» **EXERCISE**: Beginning with the line that contains "Give me the", retype the entries below exactly, ending with the line that contains "var shadedRows = [1, 2, 7, 8];". Leave out any pictures.

» **Dataset excerpt**:
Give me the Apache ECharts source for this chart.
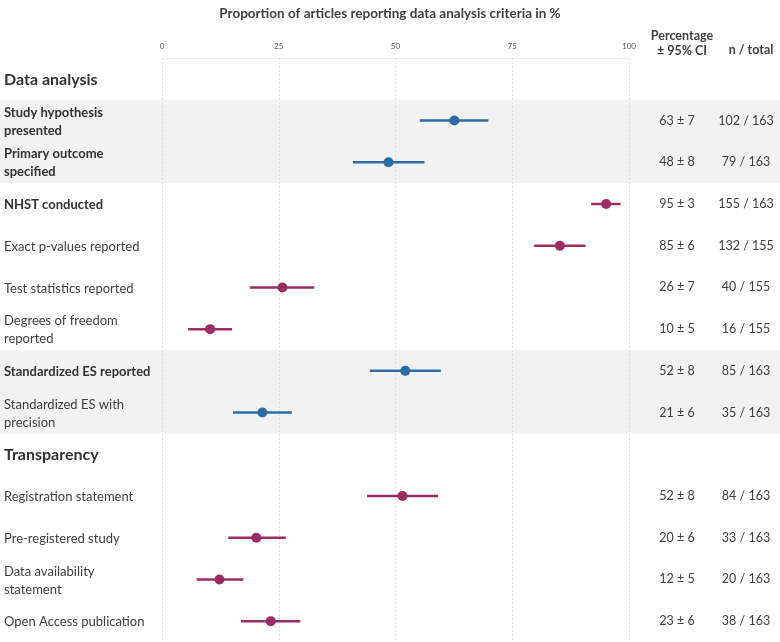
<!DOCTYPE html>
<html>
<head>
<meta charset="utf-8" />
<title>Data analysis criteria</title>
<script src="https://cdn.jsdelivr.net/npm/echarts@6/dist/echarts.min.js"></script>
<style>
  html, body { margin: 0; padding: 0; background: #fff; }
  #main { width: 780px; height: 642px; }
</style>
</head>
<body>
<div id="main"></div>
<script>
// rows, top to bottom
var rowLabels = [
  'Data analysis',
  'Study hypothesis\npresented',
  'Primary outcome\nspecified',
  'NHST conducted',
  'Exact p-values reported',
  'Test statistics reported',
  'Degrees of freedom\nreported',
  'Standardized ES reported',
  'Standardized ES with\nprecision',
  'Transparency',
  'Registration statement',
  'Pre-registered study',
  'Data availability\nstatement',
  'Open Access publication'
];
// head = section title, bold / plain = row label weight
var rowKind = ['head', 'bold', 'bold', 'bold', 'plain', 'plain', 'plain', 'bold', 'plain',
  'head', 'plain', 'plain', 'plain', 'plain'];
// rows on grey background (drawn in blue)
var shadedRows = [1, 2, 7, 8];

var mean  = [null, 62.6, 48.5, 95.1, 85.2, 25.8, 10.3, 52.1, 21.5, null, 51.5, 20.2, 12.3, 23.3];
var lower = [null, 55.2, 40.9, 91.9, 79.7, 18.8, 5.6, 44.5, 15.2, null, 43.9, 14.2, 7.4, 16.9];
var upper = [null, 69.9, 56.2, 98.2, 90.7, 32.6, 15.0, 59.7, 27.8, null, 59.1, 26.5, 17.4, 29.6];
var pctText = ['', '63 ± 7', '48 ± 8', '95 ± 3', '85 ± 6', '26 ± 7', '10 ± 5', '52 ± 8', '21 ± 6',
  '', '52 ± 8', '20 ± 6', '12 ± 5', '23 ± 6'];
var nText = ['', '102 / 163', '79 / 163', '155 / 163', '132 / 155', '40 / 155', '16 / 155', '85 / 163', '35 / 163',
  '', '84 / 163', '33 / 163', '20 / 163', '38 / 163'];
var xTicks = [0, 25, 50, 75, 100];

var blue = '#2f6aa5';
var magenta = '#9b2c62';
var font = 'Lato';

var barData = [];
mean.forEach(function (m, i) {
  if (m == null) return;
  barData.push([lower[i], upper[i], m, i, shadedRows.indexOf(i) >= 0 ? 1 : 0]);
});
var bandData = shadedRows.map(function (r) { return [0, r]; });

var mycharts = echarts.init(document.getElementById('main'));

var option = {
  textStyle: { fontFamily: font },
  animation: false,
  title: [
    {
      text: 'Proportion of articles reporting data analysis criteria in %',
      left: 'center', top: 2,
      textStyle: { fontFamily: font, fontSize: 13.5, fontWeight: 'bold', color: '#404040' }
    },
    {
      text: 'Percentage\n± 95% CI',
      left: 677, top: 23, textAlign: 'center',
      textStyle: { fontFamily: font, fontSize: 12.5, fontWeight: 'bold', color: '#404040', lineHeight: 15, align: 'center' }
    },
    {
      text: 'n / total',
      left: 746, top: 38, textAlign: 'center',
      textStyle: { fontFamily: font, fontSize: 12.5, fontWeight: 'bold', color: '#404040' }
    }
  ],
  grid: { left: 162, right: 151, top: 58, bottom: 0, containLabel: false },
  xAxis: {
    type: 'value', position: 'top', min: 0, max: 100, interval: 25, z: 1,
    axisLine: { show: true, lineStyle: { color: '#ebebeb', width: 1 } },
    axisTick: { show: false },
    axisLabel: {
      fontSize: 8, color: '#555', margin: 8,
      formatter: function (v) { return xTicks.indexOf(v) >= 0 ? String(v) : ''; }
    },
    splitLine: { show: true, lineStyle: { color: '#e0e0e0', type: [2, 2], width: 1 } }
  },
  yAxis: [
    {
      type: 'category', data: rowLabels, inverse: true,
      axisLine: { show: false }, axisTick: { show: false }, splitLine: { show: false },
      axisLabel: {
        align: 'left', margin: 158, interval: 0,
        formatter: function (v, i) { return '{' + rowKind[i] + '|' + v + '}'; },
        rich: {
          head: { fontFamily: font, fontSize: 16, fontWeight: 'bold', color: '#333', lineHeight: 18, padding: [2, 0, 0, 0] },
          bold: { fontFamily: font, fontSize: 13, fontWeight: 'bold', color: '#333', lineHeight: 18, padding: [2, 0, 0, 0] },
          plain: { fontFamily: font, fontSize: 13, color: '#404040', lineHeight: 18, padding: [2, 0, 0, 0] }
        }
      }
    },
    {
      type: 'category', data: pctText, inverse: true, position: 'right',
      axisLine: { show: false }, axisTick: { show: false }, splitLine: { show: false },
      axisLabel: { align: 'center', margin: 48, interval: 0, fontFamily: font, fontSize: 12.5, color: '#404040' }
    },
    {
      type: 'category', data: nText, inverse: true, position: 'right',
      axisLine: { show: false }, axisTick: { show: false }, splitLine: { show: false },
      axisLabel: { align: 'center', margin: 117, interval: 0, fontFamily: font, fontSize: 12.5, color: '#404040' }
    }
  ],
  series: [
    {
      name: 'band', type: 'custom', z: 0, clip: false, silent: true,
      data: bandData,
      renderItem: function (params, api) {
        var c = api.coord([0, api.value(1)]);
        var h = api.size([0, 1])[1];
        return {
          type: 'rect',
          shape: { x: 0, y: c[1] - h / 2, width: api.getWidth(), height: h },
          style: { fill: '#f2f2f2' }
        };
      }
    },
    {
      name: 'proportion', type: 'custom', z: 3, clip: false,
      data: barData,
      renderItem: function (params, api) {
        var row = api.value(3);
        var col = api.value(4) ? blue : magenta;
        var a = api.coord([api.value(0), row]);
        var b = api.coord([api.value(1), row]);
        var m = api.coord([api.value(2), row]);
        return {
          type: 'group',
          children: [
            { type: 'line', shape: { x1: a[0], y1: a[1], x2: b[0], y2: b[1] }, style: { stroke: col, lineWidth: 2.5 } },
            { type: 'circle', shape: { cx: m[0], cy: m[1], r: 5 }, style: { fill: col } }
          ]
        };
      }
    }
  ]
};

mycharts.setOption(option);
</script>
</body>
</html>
---
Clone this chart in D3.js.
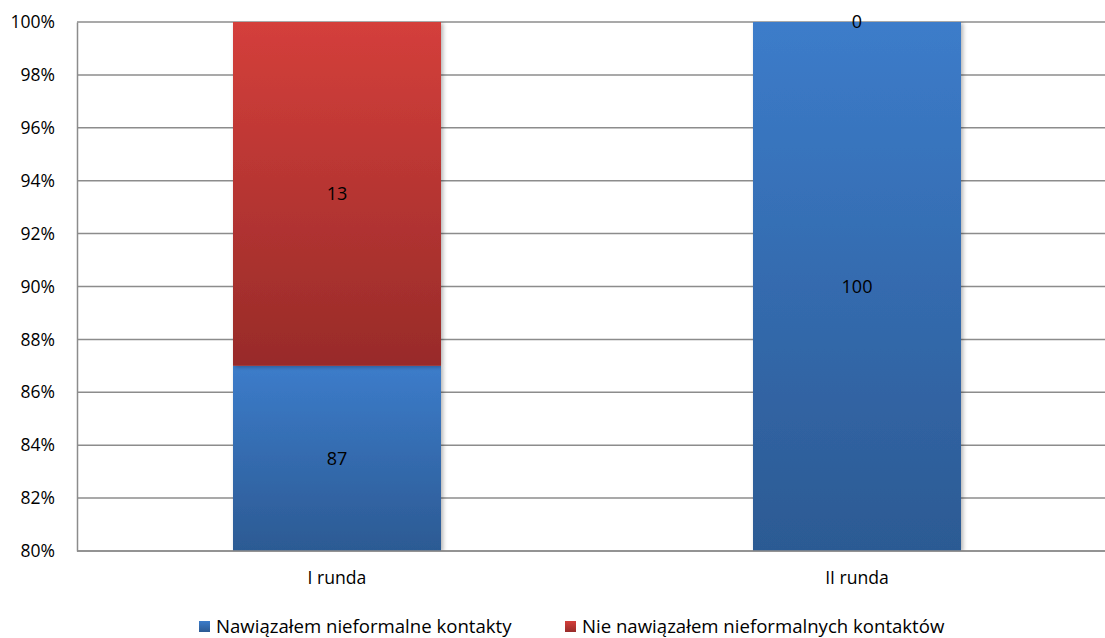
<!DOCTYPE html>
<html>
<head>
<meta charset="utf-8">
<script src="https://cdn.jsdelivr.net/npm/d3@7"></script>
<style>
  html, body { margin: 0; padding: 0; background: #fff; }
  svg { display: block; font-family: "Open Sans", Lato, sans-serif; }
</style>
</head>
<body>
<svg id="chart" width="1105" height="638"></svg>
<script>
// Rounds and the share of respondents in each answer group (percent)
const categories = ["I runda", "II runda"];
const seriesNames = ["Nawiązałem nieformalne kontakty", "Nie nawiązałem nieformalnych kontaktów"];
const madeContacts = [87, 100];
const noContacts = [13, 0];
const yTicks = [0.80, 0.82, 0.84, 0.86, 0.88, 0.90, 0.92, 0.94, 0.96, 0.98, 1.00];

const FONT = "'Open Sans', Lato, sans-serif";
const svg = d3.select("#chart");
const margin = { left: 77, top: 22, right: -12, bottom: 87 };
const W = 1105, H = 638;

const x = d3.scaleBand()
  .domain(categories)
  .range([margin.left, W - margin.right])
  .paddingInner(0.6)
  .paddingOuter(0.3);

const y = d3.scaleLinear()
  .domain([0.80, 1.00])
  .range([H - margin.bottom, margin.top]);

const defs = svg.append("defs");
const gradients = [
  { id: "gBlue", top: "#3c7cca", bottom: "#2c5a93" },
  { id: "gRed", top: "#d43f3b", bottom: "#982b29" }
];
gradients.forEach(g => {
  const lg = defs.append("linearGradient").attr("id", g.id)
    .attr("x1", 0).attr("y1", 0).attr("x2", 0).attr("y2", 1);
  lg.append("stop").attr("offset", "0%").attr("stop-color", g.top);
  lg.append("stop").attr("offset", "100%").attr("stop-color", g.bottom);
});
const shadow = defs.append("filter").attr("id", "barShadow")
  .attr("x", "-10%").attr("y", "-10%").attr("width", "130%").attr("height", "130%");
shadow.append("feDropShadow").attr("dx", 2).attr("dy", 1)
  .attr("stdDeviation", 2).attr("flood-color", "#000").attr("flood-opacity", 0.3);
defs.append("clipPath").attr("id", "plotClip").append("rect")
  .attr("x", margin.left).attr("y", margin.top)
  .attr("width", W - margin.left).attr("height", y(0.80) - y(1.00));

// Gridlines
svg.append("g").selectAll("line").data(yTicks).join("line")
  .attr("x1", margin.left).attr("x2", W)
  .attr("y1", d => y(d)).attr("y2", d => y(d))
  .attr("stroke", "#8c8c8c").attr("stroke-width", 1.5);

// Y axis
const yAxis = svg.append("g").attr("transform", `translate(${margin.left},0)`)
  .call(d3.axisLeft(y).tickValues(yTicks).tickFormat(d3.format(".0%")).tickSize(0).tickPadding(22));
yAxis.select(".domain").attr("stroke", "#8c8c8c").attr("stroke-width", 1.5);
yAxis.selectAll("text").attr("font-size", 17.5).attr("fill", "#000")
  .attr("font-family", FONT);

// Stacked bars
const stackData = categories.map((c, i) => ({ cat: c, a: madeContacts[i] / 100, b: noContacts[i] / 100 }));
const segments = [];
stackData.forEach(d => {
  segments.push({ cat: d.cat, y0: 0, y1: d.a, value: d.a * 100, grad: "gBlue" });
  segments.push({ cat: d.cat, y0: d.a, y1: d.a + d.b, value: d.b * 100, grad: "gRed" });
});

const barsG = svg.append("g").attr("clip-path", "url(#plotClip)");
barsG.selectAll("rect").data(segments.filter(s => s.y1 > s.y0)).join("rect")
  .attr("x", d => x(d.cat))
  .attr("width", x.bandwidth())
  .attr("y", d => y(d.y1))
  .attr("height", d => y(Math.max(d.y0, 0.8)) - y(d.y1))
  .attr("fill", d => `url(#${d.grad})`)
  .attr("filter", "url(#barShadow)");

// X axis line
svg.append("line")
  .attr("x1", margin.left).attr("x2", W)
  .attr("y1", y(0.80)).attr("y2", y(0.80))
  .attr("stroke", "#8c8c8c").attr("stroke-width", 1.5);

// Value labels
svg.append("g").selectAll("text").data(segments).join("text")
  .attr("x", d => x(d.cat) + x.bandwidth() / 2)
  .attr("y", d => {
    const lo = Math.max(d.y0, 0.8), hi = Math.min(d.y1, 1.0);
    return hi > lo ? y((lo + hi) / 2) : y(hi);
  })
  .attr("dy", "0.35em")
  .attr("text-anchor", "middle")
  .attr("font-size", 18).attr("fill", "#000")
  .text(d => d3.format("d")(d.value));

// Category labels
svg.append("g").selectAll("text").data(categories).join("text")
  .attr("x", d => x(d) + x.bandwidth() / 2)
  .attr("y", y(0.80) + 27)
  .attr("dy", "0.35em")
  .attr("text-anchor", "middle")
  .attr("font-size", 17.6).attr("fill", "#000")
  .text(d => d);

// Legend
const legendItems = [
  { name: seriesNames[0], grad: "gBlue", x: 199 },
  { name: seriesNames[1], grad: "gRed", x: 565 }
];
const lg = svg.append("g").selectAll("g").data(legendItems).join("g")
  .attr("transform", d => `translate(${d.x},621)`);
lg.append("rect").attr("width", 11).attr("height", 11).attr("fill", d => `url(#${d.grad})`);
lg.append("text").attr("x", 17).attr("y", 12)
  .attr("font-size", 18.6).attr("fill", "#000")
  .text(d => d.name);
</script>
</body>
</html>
* * *
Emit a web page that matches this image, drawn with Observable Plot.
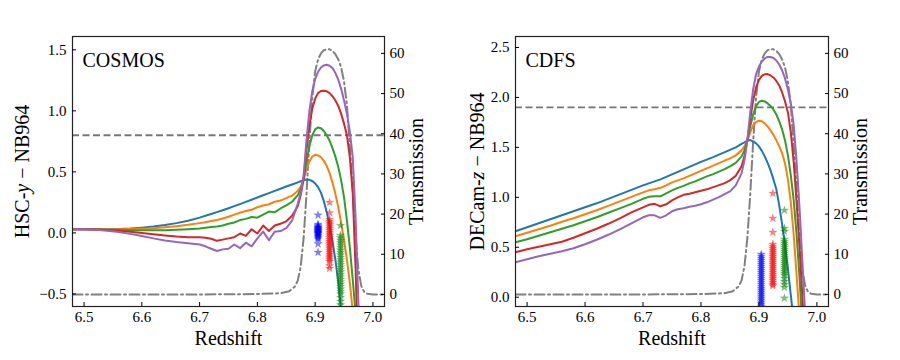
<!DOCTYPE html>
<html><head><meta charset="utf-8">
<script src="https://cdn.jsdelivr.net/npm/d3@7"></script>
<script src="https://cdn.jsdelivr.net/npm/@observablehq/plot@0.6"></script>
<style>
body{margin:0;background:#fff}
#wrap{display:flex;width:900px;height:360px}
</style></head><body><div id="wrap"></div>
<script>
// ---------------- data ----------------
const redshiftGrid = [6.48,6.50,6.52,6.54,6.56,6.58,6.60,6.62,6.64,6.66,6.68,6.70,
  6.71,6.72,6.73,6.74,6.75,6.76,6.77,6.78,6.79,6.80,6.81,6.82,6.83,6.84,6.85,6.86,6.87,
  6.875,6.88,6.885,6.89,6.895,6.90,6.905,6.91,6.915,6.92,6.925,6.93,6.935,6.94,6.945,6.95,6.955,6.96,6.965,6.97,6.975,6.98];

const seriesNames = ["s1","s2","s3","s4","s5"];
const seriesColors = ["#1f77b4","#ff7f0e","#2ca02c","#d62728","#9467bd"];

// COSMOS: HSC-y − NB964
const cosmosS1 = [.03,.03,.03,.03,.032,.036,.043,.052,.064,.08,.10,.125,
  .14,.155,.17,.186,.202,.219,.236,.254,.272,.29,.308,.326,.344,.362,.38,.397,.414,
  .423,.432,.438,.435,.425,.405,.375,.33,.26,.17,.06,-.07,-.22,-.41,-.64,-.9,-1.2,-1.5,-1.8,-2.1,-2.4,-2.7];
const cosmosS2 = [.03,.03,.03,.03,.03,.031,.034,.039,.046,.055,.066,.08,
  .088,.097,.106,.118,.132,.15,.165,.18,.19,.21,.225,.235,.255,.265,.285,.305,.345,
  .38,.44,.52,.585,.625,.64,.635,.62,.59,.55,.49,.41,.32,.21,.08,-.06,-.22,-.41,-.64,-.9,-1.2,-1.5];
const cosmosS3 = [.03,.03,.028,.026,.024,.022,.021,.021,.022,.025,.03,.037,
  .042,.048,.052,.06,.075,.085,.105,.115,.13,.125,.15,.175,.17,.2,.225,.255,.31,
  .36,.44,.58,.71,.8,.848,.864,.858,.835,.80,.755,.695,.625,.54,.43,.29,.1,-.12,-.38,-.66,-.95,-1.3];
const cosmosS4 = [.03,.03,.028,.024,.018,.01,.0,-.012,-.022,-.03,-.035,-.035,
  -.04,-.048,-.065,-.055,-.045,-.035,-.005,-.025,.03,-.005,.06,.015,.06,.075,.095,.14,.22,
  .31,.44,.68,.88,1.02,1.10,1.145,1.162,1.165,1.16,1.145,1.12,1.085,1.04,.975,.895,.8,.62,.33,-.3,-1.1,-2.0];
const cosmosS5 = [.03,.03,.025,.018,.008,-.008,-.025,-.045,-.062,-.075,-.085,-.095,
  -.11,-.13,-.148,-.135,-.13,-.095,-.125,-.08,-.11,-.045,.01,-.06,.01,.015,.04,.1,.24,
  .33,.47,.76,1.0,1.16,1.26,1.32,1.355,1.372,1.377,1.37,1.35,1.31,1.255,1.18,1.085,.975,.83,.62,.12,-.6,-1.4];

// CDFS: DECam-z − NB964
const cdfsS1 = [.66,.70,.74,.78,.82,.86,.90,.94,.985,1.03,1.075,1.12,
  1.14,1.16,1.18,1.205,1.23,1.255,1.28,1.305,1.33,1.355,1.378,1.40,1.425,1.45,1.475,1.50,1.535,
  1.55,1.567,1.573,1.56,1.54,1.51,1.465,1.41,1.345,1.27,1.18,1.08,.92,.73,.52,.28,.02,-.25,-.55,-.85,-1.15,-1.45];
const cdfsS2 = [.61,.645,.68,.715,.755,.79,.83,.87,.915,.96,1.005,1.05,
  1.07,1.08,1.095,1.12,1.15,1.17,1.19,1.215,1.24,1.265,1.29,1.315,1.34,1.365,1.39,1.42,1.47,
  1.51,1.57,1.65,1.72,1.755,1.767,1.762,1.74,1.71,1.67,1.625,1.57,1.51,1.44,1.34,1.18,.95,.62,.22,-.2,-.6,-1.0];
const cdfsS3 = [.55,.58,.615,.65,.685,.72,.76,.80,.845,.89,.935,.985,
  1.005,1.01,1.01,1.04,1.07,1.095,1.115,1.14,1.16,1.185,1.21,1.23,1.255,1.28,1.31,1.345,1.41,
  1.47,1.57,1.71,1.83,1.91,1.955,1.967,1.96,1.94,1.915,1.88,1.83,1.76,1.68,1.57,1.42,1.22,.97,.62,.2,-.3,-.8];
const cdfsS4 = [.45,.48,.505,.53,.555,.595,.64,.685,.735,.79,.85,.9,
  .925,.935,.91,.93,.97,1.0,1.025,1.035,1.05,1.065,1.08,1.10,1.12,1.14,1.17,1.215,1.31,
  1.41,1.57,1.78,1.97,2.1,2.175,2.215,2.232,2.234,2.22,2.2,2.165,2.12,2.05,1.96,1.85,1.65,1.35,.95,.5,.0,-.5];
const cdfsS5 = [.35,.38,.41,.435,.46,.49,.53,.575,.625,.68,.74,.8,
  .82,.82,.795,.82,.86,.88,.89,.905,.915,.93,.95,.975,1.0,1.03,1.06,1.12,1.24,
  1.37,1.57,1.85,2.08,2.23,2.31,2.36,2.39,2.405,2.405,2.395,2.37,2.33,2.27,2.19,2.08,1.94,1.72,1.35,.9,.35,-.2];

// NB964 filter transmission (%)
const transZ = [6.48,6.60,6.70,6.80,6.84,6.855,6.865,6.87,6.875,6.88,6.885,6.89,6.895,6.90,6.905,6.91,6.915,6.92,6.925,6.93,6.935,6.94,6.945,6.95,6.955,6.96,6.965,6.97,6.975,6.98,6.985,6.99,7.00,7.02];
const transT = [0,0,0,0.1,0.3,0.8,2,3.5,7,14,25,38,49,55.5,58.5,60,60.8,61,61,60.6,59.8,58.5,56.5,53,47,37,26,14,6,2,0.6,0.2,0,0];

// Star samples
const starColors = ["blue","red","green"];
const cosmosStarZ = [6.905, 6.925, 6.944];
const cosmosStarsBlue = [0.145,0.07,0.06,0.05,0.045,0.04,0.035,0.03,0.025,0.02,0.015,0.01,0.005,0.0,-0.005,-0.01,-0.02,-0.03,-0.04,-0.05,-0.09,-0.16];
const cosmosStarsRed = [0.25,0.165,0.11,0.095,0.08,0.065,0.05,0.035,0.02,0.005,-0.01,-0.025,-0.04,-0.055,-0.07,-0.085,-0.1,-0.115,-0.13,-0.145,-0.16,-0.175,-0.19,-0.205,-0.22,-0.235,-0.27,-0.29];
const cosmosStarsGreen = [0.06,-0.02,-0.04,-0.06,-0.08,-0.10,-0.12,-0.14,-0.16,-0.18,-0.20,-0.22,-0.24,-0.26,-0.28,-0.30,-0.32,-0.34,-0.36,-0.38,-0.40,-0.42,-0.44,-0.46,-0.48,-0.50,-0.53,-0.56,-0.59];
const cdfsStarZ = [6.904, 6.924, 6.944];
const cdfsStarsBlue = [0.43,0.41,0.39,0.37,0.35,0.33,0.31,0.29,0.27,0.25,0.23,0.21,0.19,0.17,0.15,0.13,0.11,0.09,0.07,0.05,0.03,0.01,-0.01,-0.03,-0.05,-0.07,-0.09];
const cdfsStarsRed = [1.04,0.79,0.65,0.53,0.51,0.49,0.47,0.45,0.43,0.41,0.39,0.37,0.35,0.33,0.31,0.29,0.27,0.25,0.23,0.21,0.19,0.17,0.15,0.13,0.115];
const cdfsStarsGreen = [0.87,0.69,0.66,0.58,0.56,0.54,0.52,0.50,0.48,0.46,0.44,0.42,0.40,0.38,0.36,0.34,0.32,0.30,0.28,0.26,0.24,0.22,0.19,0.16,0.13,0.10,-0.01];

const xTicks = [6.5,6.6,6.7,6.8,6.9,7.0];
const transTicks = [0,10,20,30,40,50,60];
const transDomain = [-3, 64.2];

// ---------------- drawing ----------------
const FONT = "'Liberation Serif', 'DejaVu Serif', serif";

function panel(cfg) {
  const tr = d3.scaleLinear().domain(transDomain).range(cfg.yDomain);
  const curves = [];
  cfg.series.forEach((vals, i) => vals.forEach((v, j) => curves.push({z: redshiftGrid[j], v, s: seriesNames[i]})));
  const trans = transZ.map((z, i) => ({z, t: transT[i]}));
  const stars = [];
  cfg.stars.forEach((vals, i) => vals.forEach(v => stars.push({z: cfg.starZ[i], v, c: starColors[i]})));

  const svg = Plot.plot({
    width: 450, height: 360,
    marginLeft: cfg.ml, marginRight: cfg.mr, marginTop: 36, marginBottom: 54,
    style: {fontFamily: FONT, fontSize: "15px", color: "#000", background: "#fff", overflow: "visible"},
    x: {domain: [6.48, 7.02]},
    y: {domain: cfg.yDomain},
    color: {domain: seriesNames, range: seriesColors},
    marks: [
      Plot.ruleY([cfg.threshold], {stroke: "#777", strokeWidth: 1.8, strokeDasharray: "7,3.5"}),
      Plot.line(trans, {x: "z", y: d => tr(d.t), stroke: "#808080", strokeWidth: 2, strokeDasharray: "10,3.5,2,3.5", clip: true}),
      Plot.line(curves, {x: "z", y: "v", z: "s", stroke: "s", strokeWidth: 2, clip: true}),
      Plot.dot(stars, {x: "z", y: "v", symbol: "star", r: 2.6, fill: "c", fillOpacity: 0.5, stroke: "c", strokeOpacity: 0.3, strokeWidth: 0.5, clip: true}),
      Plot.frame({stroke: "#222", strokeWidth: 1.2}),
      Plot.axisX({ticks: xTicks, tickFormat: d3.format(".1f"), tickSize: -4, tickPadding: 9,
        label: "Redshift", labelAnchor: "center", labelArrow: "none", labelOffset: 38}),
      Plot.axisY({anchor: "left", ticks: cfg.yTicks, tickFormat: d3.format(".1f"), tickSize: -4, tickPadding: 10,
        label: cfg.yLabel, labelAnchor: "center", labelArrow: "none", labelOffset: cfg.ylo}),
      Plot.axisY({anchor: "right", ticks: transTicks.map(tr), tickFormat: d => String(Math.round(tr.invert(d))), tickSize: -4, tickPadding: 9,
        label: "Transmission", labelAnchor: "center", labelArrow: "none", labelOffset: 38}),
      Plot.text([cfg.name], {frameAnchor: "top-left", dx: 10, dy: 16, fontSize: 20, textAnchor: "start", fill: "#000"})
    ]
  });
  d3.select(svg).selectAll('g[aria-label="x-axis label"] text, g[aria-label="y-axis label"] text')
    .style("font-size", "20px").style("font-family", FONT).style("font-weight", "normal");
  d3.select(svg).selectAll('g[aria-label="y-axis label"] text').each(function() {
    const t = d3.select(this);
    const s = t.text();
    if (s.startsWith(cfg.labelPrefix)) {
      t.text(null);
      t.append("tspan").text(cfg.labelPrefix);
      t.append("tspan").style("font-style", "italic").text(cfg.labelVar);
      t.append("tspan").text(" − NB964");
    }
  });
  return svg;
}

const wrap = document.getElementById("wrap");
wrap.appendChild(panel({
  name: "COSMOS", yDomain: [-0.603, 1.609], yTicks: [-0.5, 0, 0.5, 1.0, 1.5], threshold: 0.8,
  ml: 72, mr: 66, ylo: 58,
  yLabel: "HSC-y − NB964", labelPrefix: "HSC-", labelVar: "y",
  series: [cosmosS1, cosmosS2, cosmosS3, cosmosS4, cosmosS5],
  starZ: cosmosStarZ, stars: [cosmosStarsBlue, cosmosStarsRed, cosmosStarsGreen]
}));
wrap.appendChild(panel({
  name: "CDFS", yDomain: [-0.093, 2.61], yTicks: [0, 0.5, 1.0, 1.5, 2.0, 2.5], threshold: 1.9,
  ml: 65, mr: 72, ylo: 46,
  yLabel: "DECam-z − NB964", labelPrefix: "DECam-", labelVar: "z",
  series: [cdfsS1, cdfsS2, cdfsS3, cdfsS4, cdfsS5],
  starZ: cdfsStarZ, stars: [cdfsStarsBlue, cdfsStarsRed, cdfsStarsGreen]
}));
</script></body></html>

» **CORRECT OUTPUT**:
Give me the Apache ECharts source for this chart.
<!DOCTYPE html>
<html>
<head>
<meta charset="utf-8" />
<title>Data analysis criteria</title>
<script src="https://cdn.jsdelivr.net/npm/echarts@6/dist/echarts.min.js"></script>
<style>
  html, body { margin: 0; padding: 0; background: #fff; }
  #main { width: 780px; height: 642px; }
</style>
</head>
<body>
<div id="main"></div>
<script>
// rows, top to bottom
var rowLabels = [
  'Data analysis',
  'Study hypothesis\npresented',
  'Primary outcome\nspecified',
  'NHST conducted',
  'Exact p-values reported',
  'Test statistics reported',
  'Degrees of freedom\nreported',
  'Standardized ES reported',
  'Standardized ES with\nprecision',
  'Transparency',
  'Registration statement',
  'Pre-registered study',
  'Data availability\nstatement',
  'Open Access publication'
];
// head = section title, bold / plain = row label weight
var rowKind = ['head', 'bold', 'bold', 'bold', 'plain', 'plain', 'plain', 'bold', 'plain',
  'head', 'plain', 'plain', 'plain', 'plain'];
// rows on grey background (drawn in blue)
var shadedRows = [1, 2, 7, 8];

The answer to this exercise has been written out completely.